|Murder in the First degree; Victim: TIME
||[Mar. 13th, 2004|07:11 pm]
Interestingly enough I find the intervals between waking and sleeping just one more excuse to look forward to the next day. Luckily when this is the case, I find the days get worse and worse. Trivial things like being cut off by ten drivers lands me counter the number of drivers who cut me off. The result: the number increase day by day. Why? Many of you have heard of my "special powers" most of my friends have watched these powers work first on a first hand basis. There is a price you know. The world hates me. Not God, the world. Why? B/c I am striving to be the anti-pode I guess. Where everyone states that you need a job and a spouse to go through life, I have found that to be false. Even with a job as secure as, say, engineering, the world still reserves the right to say, "no!" Examples? Let us take my father.

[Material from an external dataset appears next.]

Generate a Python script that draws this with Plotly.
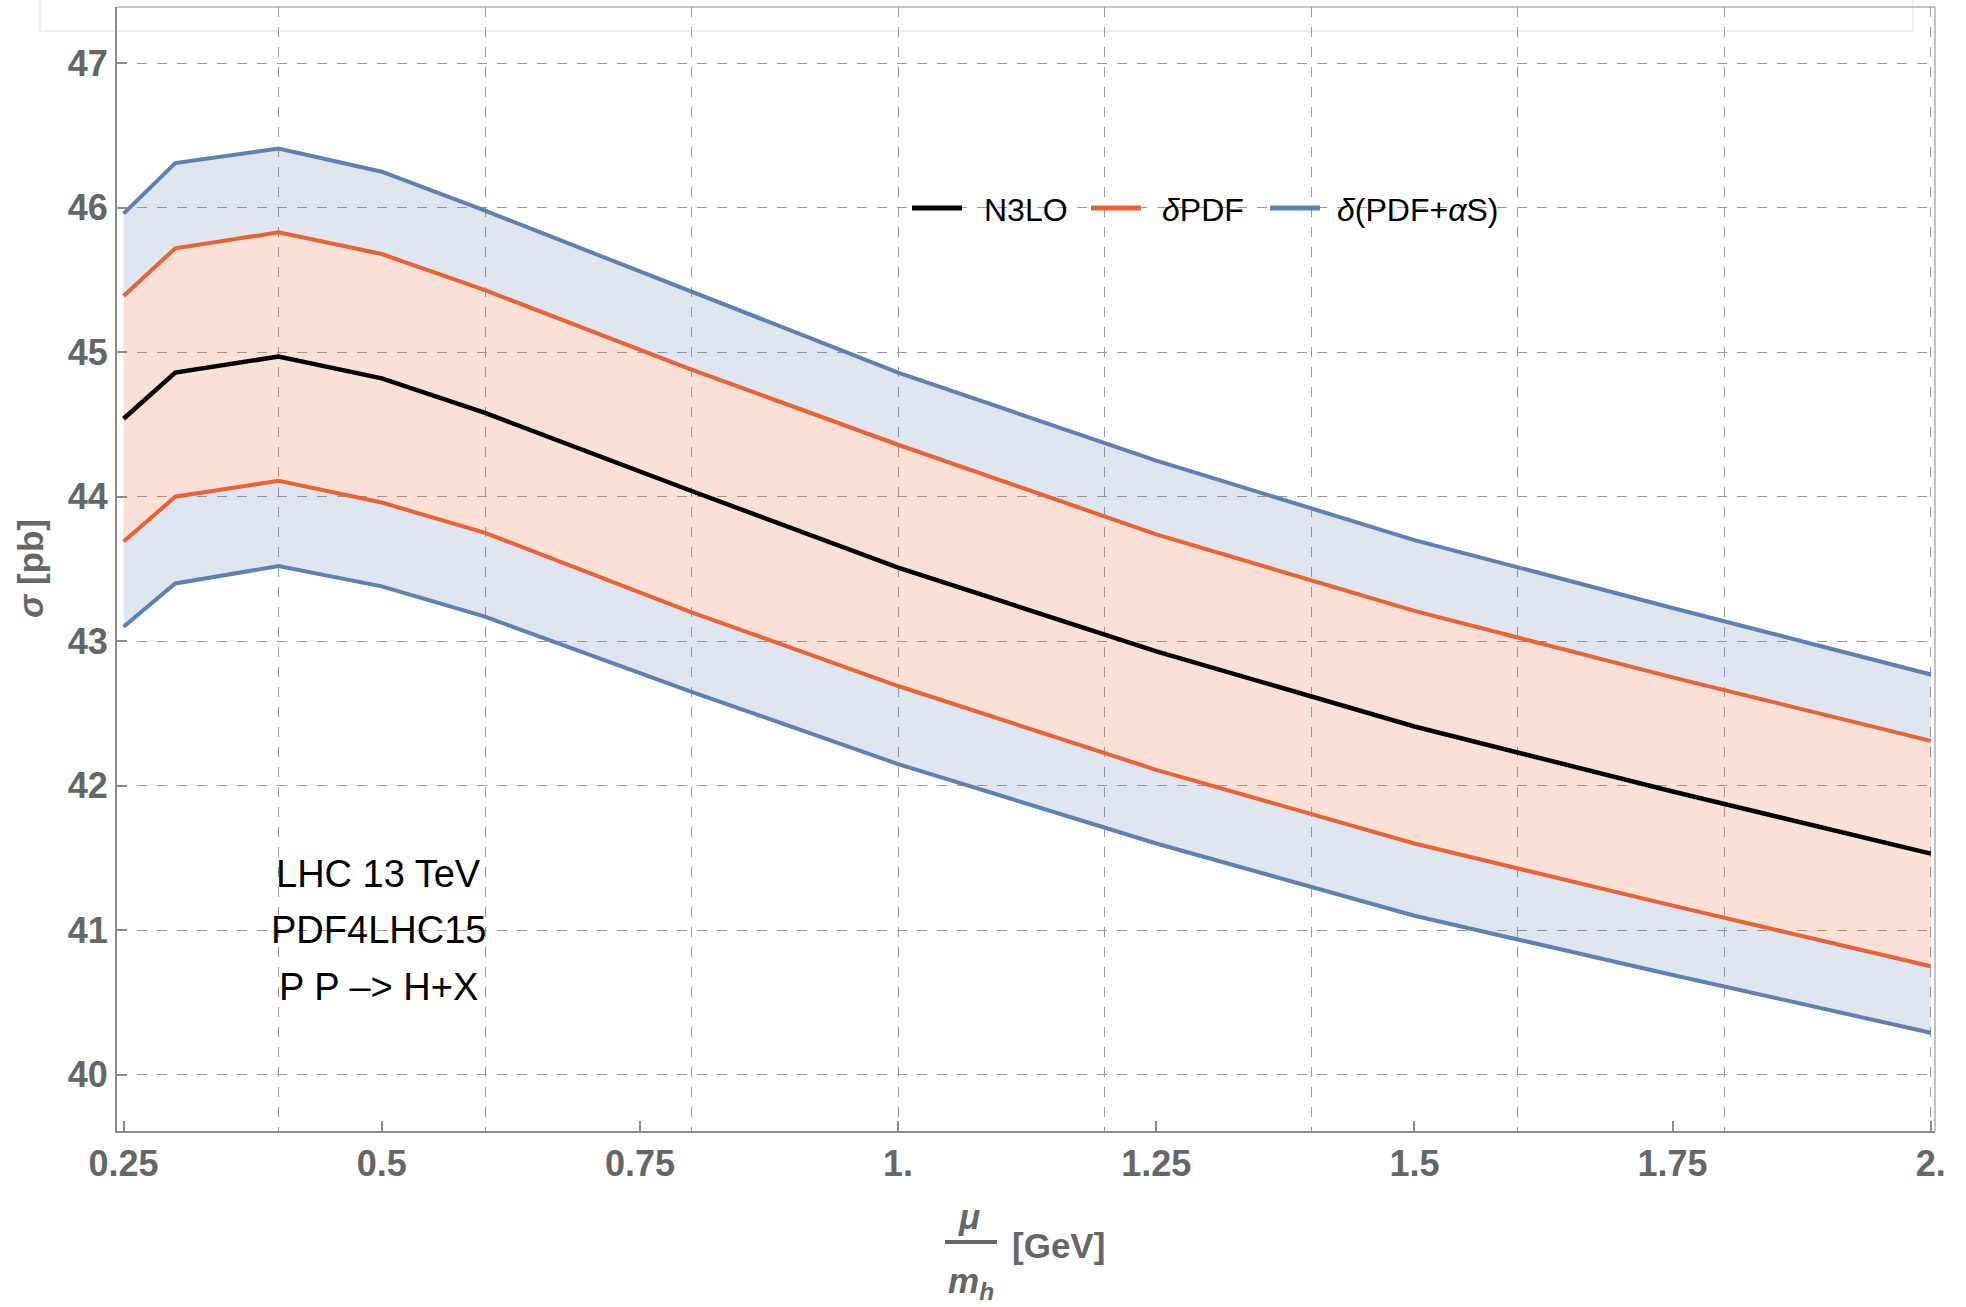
import plotly.graph_objects as go

# Scale ratio mu/m_h and the cross sections (pb)
MU = [0.25, 0.3, 0.4, 0.5, 0.6, 0.8, 1.0, 1.25, 1.5, 1.75, 2.0]
N3LO = [44.54, 44.86, 44.97, 44.82, 44.58, 44.04, 43.51, 42.93, 42.41, 41.96, 41.53]
PDF_HI = [45.39, 45.72, 45.83, 45.68, 45.43, 44.88, 44.36, 43.74, 43.21, 42.75, 42.31]
PDF_LO = [43.69, 44.00, 44.11, 43.96, 43.75, 43.20, 42.69, 42.11, 41.60, 41.17, 40.75]
TOT_HI = [45.96, 46.31, 46.41, 46.25, 45.98, 45.42, 44.86, 44.25, 43.70, 43.23, 42.77]
TOT_LO = [43.10, 43.40, 43.52, 43.38, 43.17, 42.65, 42.15, 41.60, 41.10, 40.69, 40.29]

X_TICKS = [0.25, 0.5, 0.75, 1.0, 1.25, 1.5, 1.75, 2.0]
X_TICKTEXT = ["0.25", "0.5", "0.75", "1.", "1.25", "1.5", "1.75", "2."]
X_GRID = [0.4, 0.6, 0.8, 1.0, 1.2, 1.4, 1.6, 1.8, 2.0]
Y_TICKS = [40, 41, 42, 43, 44, 45, 46, 47]

LEGEND_NAMES = ["N3LO", "<i>δ</i>PDF", "<i>δ</i>(PDF+<i>α</i>S)"]
INFO_LINES = ["LHC 13 TeV", "PDF4LHC15", "P P –> H+X"]
INFO_Y = [41.39, 41.0, 40.61]

BLACK = "#000000"
ORANGE = "#eb6235"
BLUE = "#5e81b5"
ORANGE_FILL = "rgba(235,98,53,0.2)"
BLUE_FILL = "rgba(94,129,181,0.2)"
AXIS_GRAY = "#8a8a8a"
LABEL_GRAY = "#666666"
GRID_GRAY = "#9a9a9a"
FONT = "Liberation Sans, Arial, sans-serif"

W, H = 1966, 1307
ML, MR, MT, MB = 117, 31, 7, 176
PW, PH = W - ML - MR, H - MT - MB


def fx(p):
    """pixel column -> paper x"""
    return (p - ML) / PW


def fy(p):
    """pixel row -> paper y"""
    return (H - MB - p) / PH


def band(lo, hi, color):
    return go.Scatter(
        x=MU + MU[::-1], y=hi + lo[::-1], fill="toself", fillcolor=color,
        mode="lines", line=dict(width=0), hoverinfo="skip", showlegend=False,
    )


def curve(y, color, width):
    return go.Scatter(x=MU, y=y, mode="lines", line=dict(color=color, width=width),
                      showlegend=False)


fig = go.Figure()
# shaded uncertainty bands: PDF+alpha_s outer strips, PDF inner band
fig.add_trace(band(PDF_HI, TOT_HI, BLUE_FILL))
fig.add_trace(band(TOT_LO, PDF_LO, BLUE_FILL))
fig.add_trace(band(PDF_LO, PDF_HI, ORANGE_FILL))
# band edges and central value
for ys in (TOT_HI, TOT_LO):
    fig.add_trace(curve(ys, BLUE, 4))
for ys in (PDF_HI, PDF_LO):
    fig.add_trace(curve(ys, ORANGE, 4))
fig.add_trace(curve(N3LO, BLACK, 4.5))
# carrier for the secondary x grid
fig.add_trace(go.Scatter(x=[MU[0]], y=[N3LO[0]], xaxis="x2", mode="markers",
                         marker=dict(opacity=0), hoverinfo="skip", showlegend=False))

XR = [0.2436, 2.0041]
YR = [39.61, 47.39]

fig.update_layout(
    width=W, height=H,
    margin=dict(l=ML, r=MR, t=MT, b=MB),
    paper_bgcolor="white", plot_bgcolor="white",
    showlegend=False,
    font=dict(family=FONT),
    xaxis=dict(
        range=XR, tickmode="array", tickvals=X_TICKS, ticktext=X_TICKTEXT,
        showgrid=False, zeroline=False,
        showline=True, linecolor=AXIS_GRAY, linewidth=2,
        ticks="inside", ticklen=10, tickwidth=1.5, tickcolor=AXIS_GRAY,
        tickfont=dict(family=FONT, size=36, color=LABEL_GRAY, weight="bold"),
        ticklabelstandoff=0,
    ),
    xaxis2=dict(
        range=XR, overlaying="x", matches="x", tickmode="array", tickvals=X_GRID,
        showticklabels=False, ticks="", showline=False, zeroline=False,
        showgrid=True, gridcolor=GRID_GRAY, gridwidth=1, griddash="10px,10px",
    ),
    yaxis=dict(
        range=YR, tickmode="array", tickvals=Y_TICKS,
        showgrid=True, gridcolor=GRID_GRAY, gridwidth=1, griddash="10px,10px",
        zeroline=False,
        showline=True, linecolor=AXIS_GRAY, linewidth=2,
        ticks="inside", ticklen=10, tickwidth=1.5, tickcolor=AXIS_GRAY,
        tickfont=dict(family=FONT, size=36, color=LABEL_GRAY, weight="bold"),
        ticklabelstandoff=0,
    ),
)

shapes = [
    # thin frame on the top and right sides
    dict(type="line", xref="paper", yref="paper", x0=0, x1=1, y0=1, y1=1,
         line=dict(color=AXIS_GRAY, width=1)),
    dict(type="line", xref="paper", yref="paper", x0=1, x1=1, y0=0, y1=1,
         line=dict(color=AXIS_GRAY, width=1)),
    # faint panel outline along the top
    dict(type="rect", xref="paper", yref="paper", x0=fx(40), x1=fx(1913),
         y0=fy(31), y1=fy(-10), line=dict(color="#efefef", width=2), layer="below"),
    # fraction bar of the x-axis label
    dict(type="line", xref="paper", yref="paper", x0=fx(945), x1=fx(997),
         y0=fy(1242), y1=fy(1242), line=dict(color=LABEL_GRAY, width=4)),
]

annotations = []
# legend entries
legend_colors = [BLACK, ORANGE, BLUE]
line_starts = [912, 1091, 1270]
text_starts = [982, 1160, 1335]
for name, col, ls, ts in zip(LEGEND_NAMES, legend_colors, line_starts, text_starts):
    shapes.append(dict(type="line", xref="paper", yref="paper", x0=fx(ls), x1=fx(ls + 50),
                       y0=fy(208), y1=fy(208), line=dict(color=col, width=5)))
    annotations.append(dict(text=name, xref="paper", yref="paper", x=fx(ts), y=fy(210),
                            xanchor="left", yanchor="middle", showarrow=False,
                            font=dict(family=FONT, size=32, color=BLACK)))

# process description
for line, yv in zip(INFO_LINES, INFO_Y):
    annotations.append(dict(text=line, xref="x", yref="y", x=0.497, y=yv,
                            xanchor="center", yanchor="middle", showarrow=False,
                            font=dict(family=FONT, size=38, color=BLACK)))

# axis titles
title_font = dict(family=FONT, size=35, color=LABEL_GRAY, weight="bold")
annotations += [
    dict(text="<i>σ</i> [pb]", xref="paper", yref="paper", x=fx(30), y=0.5,
         textangle=-90, xanchor="center", yanchor="middle", showarrow=False, font=title_font),
    dict(text="<i>μ</i>", xref="paper", yref="paper", x=fx(969), y=fy(1216),
         xanchor="center", yanchor="middle", showarrow=False, font=title_font),
    dict(text="<i>m</i><sub><i>h</i></sub>", xref="paper", yref="paper", x=fx(971), y=fy(1283),
         xanchor="center", yanchor="middle", showarrow=False, font=title_font),
    dict(text="[GeV]", xref="paper", yref="paper", x=fx(1010), y=fy(1245),
         xanchor="left", yanchor="middle", showarrow=False, font=title_font),
]

fig.update_layout(shapes=shapes, annotations=annotations)
fig.write_html("out.html")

Those of you know read the bio I wrote know that I never knew what my state of affairs was going to be five years into the future. It was not his fault. The world knows who it wants to stay in one place and have something to be happy about. I am not one of those people. Besides, happiness is over rated. I prefer the nectar of joy. This joy is the only vehicle that can keep one from going into depression from not being around people. Happiness generally requires something to be happy about. I don't like that I idea. If that was the case, I would rent out a cheering section and have them "make me happy" the rest of my life. Joy does not necessarily require pretense past a clear (or clouded) conscience. Clear of guilt, or clouded from guilt, one can let themselves fall into the ambrosia of life (talk with me personally if you don't know what I use).|
MMmmmm... random thought blurb... btw this is all to kill time waiting for peeps to get back from a hockey game to see a movie.